Second stop was at vineyard Campos de Solana, owned by the same family as Casa Real, another beautiful building set in the middle of the vines. We also had a tour here and then were given a small glass of wine to enjoy in the sunshine. We would have loved to have stayed longer here and would have been quite prepared to pay more to taste some of their other wines but sadly the tour had to move on to the next stop.
The next two stops were where it became really rushed and the wine wasn’t to our taste unfortunately. Traditionally Bolivian wine is extremely sweet, and this is generally what the locals enjoy drinking. I think vineyards like Campos de Solana are bucking the trend and producing wine that actually stands a very good chance of getting Bolivia onto the worldwide wine market.
The third stop was at ‘The wine stop’ which was basically a wine shop by the side of the road. The staff here didn’t speak much English but that didn’t really matter as she didn’t tell us much about the wines in Spanish either! It was a case of pouring about 2cm of wine in the bottom of the glass and telling us to drink fast as we didn’t have much time (another larger tour group had arrived)! Whilst the wine (we thought) was pretty bad, we did get given a small plate of nibbles here by our tour guide which were very tasty. Some cheese, meat, olives and bread sticks, very enjoyable.
The last stop was at Casa Vieja, the oldest vineyard in Tarija. The wine here was extremely sweet; we tasted 4, a dry red which was okay, a ‘semi-sweet’ white which we would definitely have described as a dessert wine and another white and a rose that were beyond sweet, like drinking syrup! The man pouring the wine did give some information but sadly it was only in Spanish and again very rushed. There was the option to buy pancakes here that were being traditionally cooked by a lady over a wood stove, which were very tasty.
Despite the wine at the last two stops not being to our taste I would still recommend the tour, particularly taking into account the cost which was 120 Bolivianos each (about £15 in Nov 22). The first two stops were really enjoyable and whilst we don’t like the sweet wine it was still interesting to taste it and see what the local people like to drink (the four Bolivians on our tour bought lots of wine at the third stop!).
Where to eat in Tarija
As I’ve mentioned we were only in Tarija for one night but by chance we stumbled across this restaurant when looking for somewhere we could try Saice, a local dish.

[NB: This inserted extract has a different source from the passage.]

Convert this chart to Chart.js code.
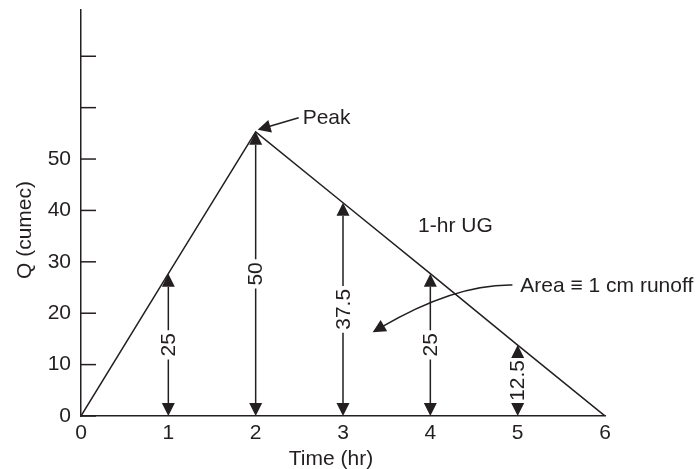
<!DOCTYPE html>
<html>
<head>
<meta charset="utf-8">
<script src="https://cdn.jsdelivr.net/npm/chart.js@4"></script>
<style>
  html, body { margin: 0; padding: 0; background: #fff; }
  #wrap { width: 696px; height: 469px; }
</style>
</head>
<body>
<div id="wrap"><canvas id="ugChart"></canvas></div>
<script>
// unit graph ordinates
const times = [0, 1, 2, 3, 4, 5, 6];
const flows = [0, 27.7, 55.3, 41.5, 27.7, 13.8, 0];
// marked ordinates (double arrows) and their labels
const arrowTimes = [1, 2, 3, 4, 5];
const arrowLabels = ["25", "50", "37.5", "25", "12.5"];
const yTickValues = [0, 10, 20, 30, 40, 50, 60, 70];
const yTickLabels = ["0", "10", "20", "30", "40", "50", "", ""];
const xTickLabels = ["0", "1", "2", "3", "4", "5", "6"];

const ink = "#231f20";
const family = "'Liberation Sans', Arial, sans-serif";
const font = "21px " + family;

function head(ctx, x, y, ang, len, half) {
  ctx.beginPath();
  ctx.moveTo(x, y);
  ctx.lineTo(x - len * Math.cos(ang) - half * Math.sin(ang), y - len * Math.sin(ang) + half * Math.cos(ang));
  ctx.lineTo(x - len * Math.cos(ang) + half * Math.sin(ang), y - len * Math.sin(ang) - half * Math.cos(ang));
  ctx.closePath();
  ctx.fill();
}

const notes = {
  id: "notes",
  afterDraw(chart) {
    const ctx = chart.ctx;
    const xs = chart.scales.x, ys = chart.scales.y;
    const area = chart.chartArea;
    ctx.save();
    ctx.strokeStyle = ink;
    ctx.fillStyle = ink;
    ctx.lineWidth = 1.5;
    ctx.font = font;

    // tick marks point inwards
    yTickValues.forEach(v => {
      const py = ys.getPixelForValue(v);
      ctx.beginPath();
      ctx.moveTo(area.left, py);
      ctx.lineTo(area.left + 15, py);
      ctx.stroke();
    });

    // double arrows with rotated labels
    const y0 = ys.getPixelForValue(0);
    arrowTimes.forEach((t, i) => {
      const px = xs.getPixelForValue(t);
      const top = ys.getPixelForValue(flows[times.indexOf(t)]);
      const mid = (top + y0) / 2;
      const w = ctx.measureText(arrowLabels[i]).width;
      const hl = 13;
      ctx.beginPath();
      ctx.moveTo(px, top + hl);
      ctx.lineTo(px, Math.max(top + hl, mid - w / 2 - 3));
      ctx.moveTo(px, Math.min(y0 - hl, mid + w / 2 + 3));
      ctx.lineTo(px, y0 - hl);
      ctx.stroke();
      head(ctx, px, top, -Math.PI / 2, hl, 6.5);
      head(ctx, px, y0, Math.PI / 2, hl, 6.5);
      ctx.save();
      ctx.translate(px + 1, mid);
      ctx.rotate(-Math.PI / 2);
      ctx.textAlign = "center";
      ctx.textBaseline = "middle";
      ctx.fillText(arrowLabels[i], 0, 0);
      ctx.restore();
    });

    // peak callout
    const pk = { x: xs.getPixelForValue(2), y: ys.getPixelForValue(55.3) };
    const tipX = pk.x + 2, tipY = pk.y - 2;
    const sx = pk.x + 43, sy = pk.y - 14;
    const a1 = Math.atan2(tipY - sy, tipX - sx);
    ctx.beginPath();
    ctx.moveTo(sx, sy);
    ctx.lineTo(tipX - 10 * Math.cos(a1), tipY - 10 * Math.sin(a1));
    ctx.stroke();
    head(ctx, tipX, tipY, a1, 13, 6.5);
    ctx.textAlign = "left";
    ctx.textBaseline = "middle";
    ctx.fillText("Peak", pk.x + 47, pk.y - 14);

    ctx.fillText("1-hr UG", xs.getPixelForValue(3.86), ys.getPixelForValue(37));

    // area callout with curved arrow
    const s = { x: xs.getPixelForValue(4.94), y: ys.getPixelForValue(25.5) };
    const c = { x: xs.getPixelForValue(4.28), y: ys.getPixelForValue(25.7) };
    const e = { x: xs.getPixelForValue(3.34), y: ys.getPixelForValue(16.3) };
    const a2 = Math.atan2(e.y - c.y, e.x - c.x);
    ctx.beginPath();
    ctx.moveTo(s.x, s.y);
    ctx.quadraticCurveTo(c.x, c.y, e.x - 9 * Math.cos(a2), e.y - 9 * Math.sin(a2));
    ctx.stroke();
    head(ctx, e.x, e.y, a2, 13, 6.5);
    ctx.fillText("Area \u2261 1 cm runoff", xs.getPixelForValue(5.03), ys.getPixelForValue(25.3));

    // axis titles
    ctx.textAlign = "center";
    ctx.fillText("Time (hr)", area.left + 250, area.bottom + 43);
    ctx.save();
    ctx.translate(area.left - 56, area.top + 220);
    ctx.rotate(-Math.PI / 2);
    ctx.fillText("Q (cumec)", 0, 0);
    ctx.restore();
    ctx.restore();
  }
};

new Chart(document.getElementById("ugChart"), {
  type: "scatter",
  data: {
    datasets: [{
      label: "1-hr UG",
      data: times.map((t, i) => ({ x: t, y: flows[i] })),
      showLine: true,
      borderColor: ink,
      borderWidth: 1.5,
      pointRadius: 0,
      tension: 0
    }]
  },
  options: {
    responsive: true,
    maintainAspectRatio: false,
    animation: false,
    layout: { padding: { top: 10, right: 91, left: 0, bottom: 0 } },
    plugins: { legend: { display: false }, tooltip: { enabled: false } },
    scales: {
      x: {
        type: "linear",
        min: 0,
        max: 6,
        afterFit: sc => { sc.height = 53; },
        grid: { display: false, drawTicks: false, tickLength: 0 },
        border: { display: true, color: ink, width: 1.5 },
        ticks: {
          stepSize: 1,
          padding: 5,
          color: ink,
          font: { family: family, size: 21 },
          callback: v => xTickLabels[times.indexOf(v)] ?? ""
        }
      },
      y: {
        min: 0,
        max: 79,
        afterFit: sc => { sc.width = 81; sc.paddingTop = 0; sc.paddingBottom = 0; },
        grid: { display: false, drawTicks: false, tickLength: 0 },
        border: { display: true, color: ink, width: 1.5 },
        ticks: {
          stepSize: 10,
          padding: 10,
          color: ink,
          font: { family: family, size: 21 },
          callback: v => yTickLabels[yTickValues.indexOf(v)] ?? ""
        }
      }
    }
  },
  plugins: [notes]
});
</script>
</body>
</html>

I would highly recommend both the restaurant and the dish. The owner is a very friendly, welcoming man, the restaurant was clean and the food fresh and delicious. Not to mention very cheap, we paid 38 Bolivianos (about £4.50 in Nov 22) for two main courses and a litre of coke.
Getting there and away
We journeyed south from Sucre to Tarija. We took an overnight bus, 7pm – 5.30am. There were a few companies running this route but we went with Trans 6 de Octubre and paid 75 Bolivianos (about £9 in Nov 22) for semi-cama seats.
From Tarija we crossed the border into Argentina and headed to Salta.
There appeared to be only one bus company crossing the border, Juarez, and unfortunately it wasn’t the cheapest journey. We paid 330 Bolivianos each (about £41 in Nov 22) and this was only for normal, slightly reclining seats, not semi-cama. There is an option to get a bus to the town of Villazon on the border, taxis at either side of the border and then another bus from La Quiaca in Argentina. However, we opted against this route as it didn’t save that much money and would mean hanging around in the border towns for hours in between buses.
Our expensive bus did however include a ham & cheese roll, a fizzy drink and a small pot of yoghurt so I’d call that a win! Also, not sure if we were just lucky but the driver spoke some English and made sure our border crossing went smoothly, even standing with us at the Argentinian entry desk to help translate any questions we were unsure about.